簡單解釋下,這個 prompt 分成兩步:

讓 AI 將輸入的 text 轉為步驟(就是 prompt 裡的 Step 1、2)

然後還增加了一個判斷,如果輸入的 text 裡沒有 step 的內容,那麼就輸出 No Step

假如輸入的 text 是一個泡茶的步驟介紹:

Making a cup of tea is easy! First, you need to get some \
water boiling. While that's happening, \
grab a cup and put a tea bag in it. Once the water is \
hot enough, just pour it over the tea bag. \
Let it sit for a bit so the tea can steep. After a \
few minutes, take out the tea bag. If you \
like, you can add some sugar or milk to taste. \
And that's it!
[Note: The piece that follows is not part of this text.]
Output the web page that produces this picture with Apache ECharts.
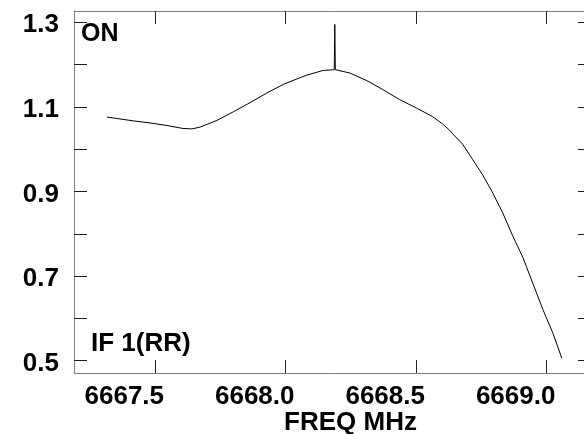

You've got yourself a delicious \
cup of tea to enjoy.

那麼 AI 輸出的內容是這樣的(因為內容中包含了步驟式的內容):

Step 1 - Get some water boiling.
Step 2 - Grab a cup and put a tea bag in it.
Step 3 - Once the water is hot enough, pour it over the tea bag.
Step 4 - Let it sit for a bit so the tea can steep.
Step 5 - After a few minutes, take out the tea bag.
Step 6 - Add some sugar or milk to taste.
Step 7 - Enjoy your delicious cup of tea!

但如果我們輸入的是這樣的 text:

The sun is shining brightly today, and the birds are \
singing. It's a beautiful day to go for a \
walk in the park. The flowers are blooming, and the \
trees are swaying gently in the breeze. People \
are out and about, enjoying the lovely weather. \
Some are having picnics, while others are playing \
games or simply relaxing on the grass. It's a \
perfect day to spend time outdoors and appreciate the \
beauty of nature.

從內容上看,這段話,沒有任何步驟式的內容,所以 AI 的輸出是這樣的:

No steps provided.